I am not the most confident of travellers. Some may be surprised by this, for I have travelled a lot – in recent years even more so. A large part of this is that I have got out of practice of managing on my own, having relied for so many years on Val. When there is someone there who seems happy to take on the role of, say, passport carrier, it is all too easy to hand over one’s passport without even thinking about it. Which is a long-winded and rather convoluted way of saying that this trip has been hanging over me for some time, casting its own dampener upon my forthcoming adventure.
Val also takes care of the planning and admin – the research, the booking, all the rest – and of course she has taken that on for this trip as much as ever. Though in this case her responsibility has gone as far as booking me as far as Thessaloniki airport, and even I can manage that comfortably enough: get to the airport, get on a plane (though I did have to negotiate what described itself as “the biggest automated check-in system in the world!”)
Giovanni, who is (I think) the founder of Second Tree, had assured me that it would be too difficult to get from the airport all the way to the other side of the city to the bus station in time to get the afternoon bus, but various things made this relatively easy: I was among the first into the terminal, through immigration, re-united with my bag, and out again: fifteen minutes, tops. I then swiftly circumvented the problem of getting across the city by taking a taxi. Easy-peasy.
The bus station was a pretty impressive circular building, though somewhat gone to seed, but it worked efficiently, and I was booked, with plenty of time, onto the next bus to Ioannina. It’s true I did have to be told off for the crime of trying to take my kit bag onto the bus with me, and the bus turned out to have even more cramped seating that the Easyjet plane – so more bruised knees – but I was nearly done.
Nearly done except a three hour bus ride, past some pretty astonishing snow-capped mountains (who’d’ve thought?) and through masses of impressively built tunnels. But then Ioannina. I had kept in touch through the magic of WhatsApp with various Second Tree contacts, but there was still a lot of confusion that I might really be arriving so early.
But, to my surprise and relief, it was done, and the black cloud that had been hanging over me lifted. There was a flurry of introductions – most of which I have forgotten – and I was in the volunteer’s house. Of which more later.
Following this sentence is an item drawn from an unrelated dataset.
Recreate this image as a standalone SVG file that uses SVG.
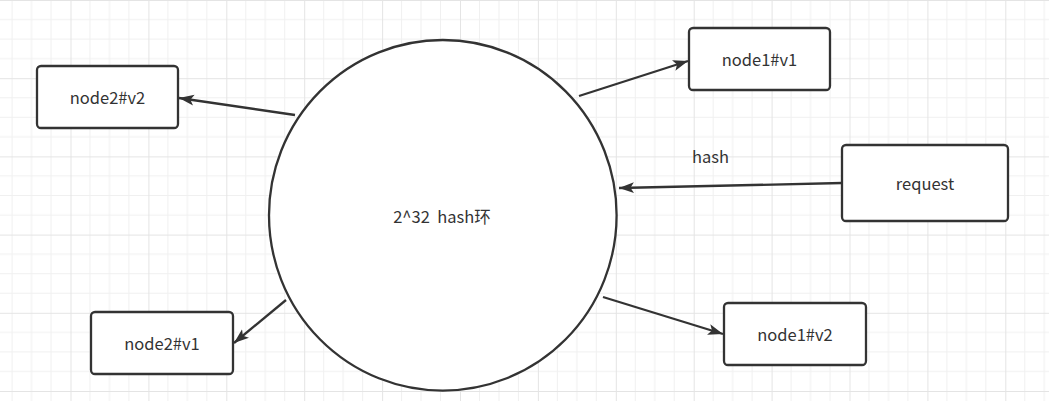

And not a mention, you might have noticed, of Coronavirus, the topic which seems to have occupied the whole world. For myself, a bit of avoidance of the occasional cougher, a bit more hand-washing, and the occasional squirt of one of those anti-viral foams (which in itself is noteworthy, as my usual response is that I am building up my immunity). And very few masks, apart from some at the bus station, but that might have been as much against the diesel fumes as anything else.